Exercise: Retype only what runs from the first line of the listing to the line holding "var leftMean7 = [0.30, -0.036, 0.129, -0.11, -0.249, 0.172];", both included. Do not retype the pictures.

Recorded data:

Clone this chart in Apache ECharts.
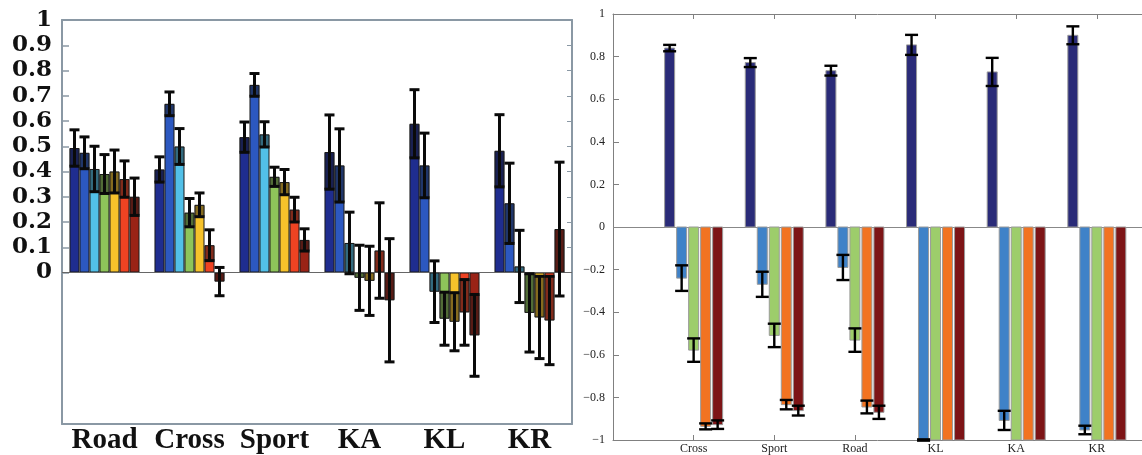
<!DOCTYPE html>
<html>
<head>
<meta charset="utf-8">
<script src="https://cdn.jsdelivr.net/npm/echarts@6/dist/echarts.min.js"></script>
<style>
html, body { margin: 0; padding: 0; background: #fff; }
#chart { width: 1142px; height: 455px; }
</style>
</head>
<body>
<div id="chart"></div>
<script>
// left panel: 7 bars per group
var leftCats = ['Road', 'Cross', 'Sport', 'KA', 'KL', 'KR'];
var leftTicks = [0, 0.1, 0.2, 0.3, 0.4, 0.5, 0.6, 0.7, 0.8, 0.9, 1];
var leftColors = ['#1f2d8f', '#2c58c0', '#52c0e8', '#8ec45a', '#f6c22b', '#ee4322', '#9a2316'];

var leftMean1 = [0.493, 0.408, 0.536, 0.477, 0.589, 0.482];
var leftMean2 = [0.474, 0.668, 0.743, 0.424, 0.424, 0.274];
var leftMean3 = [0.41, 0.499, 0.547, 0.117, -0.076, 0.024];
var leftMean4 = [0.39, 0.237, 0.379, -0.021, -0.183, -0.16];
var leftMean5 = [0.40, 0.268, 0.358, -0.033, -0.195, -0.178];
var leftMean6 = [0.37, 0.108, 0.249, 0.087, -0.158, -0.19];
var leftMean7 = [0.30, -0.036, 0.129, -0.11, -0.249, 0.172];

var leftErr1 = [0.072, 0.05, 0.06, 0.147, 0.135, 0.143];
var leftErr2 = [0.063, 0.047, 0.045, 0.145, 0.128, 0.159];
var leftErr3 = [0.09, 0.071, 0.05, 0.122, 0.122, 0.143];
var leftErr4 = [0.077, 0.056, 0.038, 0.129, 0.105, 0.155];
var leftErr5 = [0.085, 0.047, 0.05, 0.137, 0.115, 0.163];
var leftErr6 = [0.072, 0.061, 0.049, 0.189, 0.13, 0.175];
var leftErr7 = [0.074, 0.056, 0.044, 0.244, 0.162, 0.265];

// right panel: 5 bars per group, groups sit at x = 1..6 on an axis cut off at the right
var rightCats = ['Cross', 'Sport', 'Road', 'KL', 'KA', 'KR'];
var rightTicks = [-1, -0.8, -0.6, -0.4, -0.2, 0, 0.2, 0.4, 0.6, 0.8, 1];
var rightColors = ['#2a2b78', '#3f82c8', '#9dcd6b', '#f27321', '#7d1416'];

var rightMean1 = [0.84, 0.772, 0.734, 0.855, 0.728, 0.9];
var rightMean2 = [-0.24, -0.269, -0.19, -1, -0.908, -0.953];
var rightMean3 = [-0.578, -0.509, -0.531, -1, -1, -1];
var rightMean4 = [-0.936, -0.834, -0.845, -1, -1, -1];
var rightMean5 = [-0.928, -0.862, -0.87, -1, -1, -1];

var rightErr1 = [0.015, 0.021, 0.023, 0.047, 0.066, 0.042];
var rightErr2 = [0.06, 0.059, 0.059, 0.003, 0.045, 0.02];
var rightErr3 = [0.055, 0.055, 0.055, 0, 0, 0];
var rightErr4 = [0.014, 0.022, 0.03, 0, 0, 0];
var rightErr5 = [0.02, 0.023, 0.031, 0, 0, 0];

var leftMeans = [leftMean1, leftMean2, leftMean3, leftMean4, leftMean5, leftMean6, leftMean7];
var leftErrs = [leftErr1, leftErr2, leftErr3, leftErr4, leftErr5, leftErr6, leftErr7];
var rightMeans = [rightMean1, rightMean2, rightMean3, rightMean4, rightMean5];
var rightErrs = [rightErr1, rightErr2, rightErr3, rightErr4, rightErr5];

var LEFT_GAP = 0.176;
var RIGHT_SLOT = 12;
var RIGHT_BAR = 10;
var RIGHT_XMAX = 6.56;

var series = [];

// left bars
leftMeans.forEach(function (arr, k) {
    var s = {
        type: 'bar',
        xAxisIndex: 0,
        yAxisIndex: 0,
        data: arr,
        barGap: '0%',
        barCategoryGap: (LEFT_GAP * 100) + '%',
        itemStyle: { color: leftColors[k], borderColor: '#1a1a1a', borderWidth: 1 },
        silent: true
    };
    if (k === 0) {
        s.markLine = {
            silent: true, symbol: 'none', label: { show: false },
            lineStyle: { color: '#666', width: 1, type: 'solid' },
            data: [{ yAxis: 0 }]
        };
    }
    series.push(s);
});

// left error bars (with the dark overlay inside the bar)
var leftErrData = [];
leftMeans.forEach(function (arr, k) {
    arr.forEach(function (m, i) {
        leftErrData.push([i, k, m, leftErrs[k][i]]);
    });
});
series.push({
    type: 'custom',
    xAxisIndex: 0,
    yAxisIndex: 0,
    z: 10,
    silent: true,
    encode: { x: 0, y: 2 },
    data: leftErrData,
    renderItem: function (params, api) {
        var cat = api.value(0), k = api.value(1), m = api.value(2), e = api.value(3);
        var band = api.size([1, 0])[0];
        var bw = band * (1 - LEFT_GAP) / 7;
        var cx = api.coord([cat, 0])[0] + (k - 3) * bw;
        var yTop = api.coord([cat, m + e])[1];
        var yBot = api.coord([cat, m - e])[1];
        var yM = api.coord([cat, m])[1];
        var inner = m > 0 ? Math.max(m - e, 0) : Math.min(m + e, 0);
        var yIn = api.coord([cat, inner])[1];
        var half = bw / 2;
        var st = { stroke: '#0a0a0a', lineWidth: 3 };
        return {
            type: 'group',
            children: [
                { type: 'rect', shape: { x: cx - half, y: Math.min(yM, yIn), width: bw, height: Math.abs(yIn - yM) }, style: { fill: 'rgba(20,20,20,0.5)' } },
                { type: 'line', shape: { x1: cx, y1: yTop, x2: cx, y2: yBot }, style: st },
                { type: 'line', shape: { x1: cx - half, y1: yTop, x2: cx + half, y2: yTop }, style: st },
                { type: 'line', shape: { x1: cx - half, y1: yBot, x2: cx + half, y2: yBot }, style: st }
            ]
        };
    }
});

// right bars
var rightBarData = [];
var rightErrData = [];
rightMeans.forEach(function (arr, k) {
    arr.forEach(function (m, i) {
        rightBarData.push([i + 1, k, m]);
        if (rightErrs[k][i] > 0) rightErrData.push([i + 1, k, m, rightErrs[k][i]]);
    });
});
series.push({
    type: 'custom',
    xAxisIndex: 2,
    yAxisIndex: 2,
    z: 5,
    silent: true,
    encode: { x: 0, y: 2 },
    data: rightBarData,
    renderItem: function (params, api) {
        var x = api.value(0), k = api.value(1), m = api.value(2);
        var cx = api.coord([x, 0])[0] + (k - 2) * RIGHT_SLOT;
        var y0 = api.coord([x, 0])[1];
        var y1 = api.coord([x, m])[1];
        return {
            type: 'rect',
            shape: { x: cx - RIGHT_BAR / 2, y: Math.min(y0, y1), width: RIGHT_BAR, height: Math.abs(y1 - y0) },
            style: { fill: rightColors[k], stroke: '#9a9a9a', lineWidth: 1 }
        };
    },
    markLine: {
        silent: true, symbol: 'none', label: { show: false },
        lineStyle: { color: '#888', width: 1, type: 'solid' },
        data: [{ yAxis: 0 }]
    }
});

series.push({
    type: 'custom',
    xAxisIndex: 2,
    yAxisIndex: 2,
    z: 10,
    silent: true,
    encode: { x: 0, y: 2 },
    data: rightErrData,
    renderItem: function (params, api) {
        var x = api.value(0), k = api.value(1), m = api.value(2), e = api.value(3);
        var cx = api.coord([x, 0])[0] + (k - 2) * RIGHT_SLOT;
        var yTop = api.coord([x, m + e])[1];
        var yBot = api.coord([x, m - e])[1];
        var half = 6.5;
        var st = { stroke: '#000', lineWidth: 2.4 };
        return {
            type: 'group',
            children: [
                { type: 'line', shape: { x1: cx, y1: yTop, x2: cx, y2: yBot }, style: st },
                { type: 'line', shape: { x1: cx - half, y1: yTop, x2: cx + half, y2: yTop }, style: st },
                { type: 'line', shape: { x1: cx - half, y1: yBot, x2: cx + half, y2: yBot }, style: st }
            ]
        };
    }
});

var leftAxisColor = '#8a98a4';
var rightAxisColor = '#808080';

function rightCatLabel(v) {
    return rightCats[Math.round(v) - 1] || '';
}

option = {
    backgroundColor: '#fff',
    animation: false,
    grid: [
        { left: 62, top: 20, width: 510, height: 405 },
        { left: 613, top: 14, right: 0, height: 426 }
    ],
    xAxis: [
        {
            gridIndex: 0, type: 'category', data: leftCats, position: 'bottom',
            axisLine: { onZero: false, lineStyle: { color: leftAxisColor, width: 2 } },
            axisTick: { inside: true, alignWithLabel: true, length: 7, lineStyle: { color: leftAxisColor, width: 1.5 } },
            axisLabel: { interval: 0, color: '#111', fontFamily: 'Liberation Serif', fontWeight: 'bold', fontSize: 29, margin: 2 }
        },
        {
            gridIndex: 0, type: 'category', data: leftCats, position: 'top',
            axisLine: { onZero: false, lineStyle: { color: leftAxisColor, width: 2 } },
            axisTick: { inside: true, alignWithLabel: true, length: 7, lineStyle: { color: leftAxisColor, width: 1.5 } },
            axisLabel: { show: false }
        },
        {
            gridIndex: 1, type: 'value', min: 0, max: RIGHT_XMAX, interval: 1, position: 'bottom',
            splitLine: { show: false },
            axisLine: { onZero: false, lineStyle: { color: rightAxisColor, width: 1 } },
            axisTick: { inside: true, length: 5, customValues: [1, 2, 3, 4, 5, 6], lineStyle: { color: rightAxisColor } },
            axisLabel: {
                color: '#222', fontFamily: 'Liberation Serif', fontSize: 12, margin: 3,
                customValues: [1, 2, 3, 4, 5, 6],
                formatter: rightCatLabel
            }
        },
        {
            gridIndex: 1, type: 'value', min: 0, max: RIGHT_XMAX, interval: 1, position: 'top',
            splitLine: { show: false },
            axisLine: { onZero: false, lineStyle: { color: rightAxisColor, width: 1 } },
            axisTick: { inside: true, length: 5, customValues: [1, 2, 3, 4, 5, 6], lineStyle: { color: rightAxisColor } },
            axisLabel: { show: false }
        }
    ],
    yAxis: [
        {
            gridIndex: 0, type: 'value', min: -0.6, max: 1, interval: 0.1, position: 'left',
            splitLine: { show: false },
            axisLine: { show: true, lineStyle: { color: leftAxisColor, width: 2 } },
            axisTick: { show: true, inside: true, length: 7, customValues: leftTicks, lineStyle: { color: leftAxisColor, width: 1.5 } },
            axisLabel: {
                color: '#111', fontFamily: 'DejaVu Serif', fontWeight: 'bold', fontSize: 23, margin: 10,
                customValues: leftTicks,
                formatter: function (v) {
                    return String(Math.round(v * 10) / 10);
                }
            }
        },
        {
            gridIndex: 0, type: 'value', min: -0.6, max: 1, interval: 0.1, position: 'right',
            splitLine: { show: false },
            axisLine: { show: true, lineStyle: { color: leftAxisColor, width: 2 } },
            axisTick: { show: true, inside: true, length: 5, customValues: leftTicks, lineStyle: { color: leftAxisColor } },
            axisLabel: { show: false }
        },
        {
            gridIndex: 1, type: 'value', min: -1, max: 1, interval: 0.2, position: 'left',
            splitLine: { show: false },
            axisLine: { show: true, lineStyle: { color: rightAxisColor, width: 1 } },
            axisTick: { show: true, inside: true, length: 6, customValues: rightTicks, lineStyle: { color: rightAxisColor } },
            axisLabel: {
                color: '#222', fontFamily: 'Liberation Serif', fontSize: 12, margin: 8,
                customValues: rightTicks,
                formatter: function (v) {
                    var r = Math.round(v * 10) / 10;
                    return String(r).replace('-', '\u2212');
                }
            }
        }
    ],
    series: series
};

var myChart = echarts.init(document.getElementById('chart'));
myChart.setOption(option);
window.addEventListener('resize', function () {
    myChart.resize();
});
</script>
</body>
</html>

Solution to the exercise:
Clone this chart in Apache ECharts.
<!DOCTYPE html>
<html>
<head>
<meta charset="utf-8">
<script src="https://cdn.jsdelivr.net/npm/echarts@6/dist/echarts.min.js"></script>
<style>
html, body { margin: 0; padding: 0; background: #fff; }
#chart { width: 1142px; height: 455px; }
</style>
</head>
<body>
<div id="chart"></div>
<script>
// left panel: 7 bars per group
var leftCats = ['Road', 'Cross', 'Sport', 'KA', 'KL', 'KR'];
var leftTicks = [0, 0.1, 0.2, 0.3, 0.4, 0.5, 0.6, 0.7, 0.8, 0.9, 1];
var leftColors = ['#1f2d8f', '#2c58c0', '#52c0e8', '#8ec45a', '#f6c22b', '#ee4322', '#9a2316'];

var leftMean1 = [0.493, 0.408, 0.536, 0.477, 0.589, 0.482];
var leftMean2 = [0.474, 0.668, 0.743, 0.424, 0.424, 0.274];
var leftMean3 = [0.41, 0.499, 0.547, 0.117, -0.076, 0.024];
var leftMean4 = [0.39, 0.237, 0.379, -0.021, -0.183, -0.16];
var leftMean5 = [0.40, 0.268, 0.358, -0.033, -0.195, -0.178];
var leftMean6 = [0.37, 0.108, 0.249, 0.087, -0.158, -0.19];
var leftMean7 = [0.30, -0.036, 0.129, -0.11, -0.249, 0.172];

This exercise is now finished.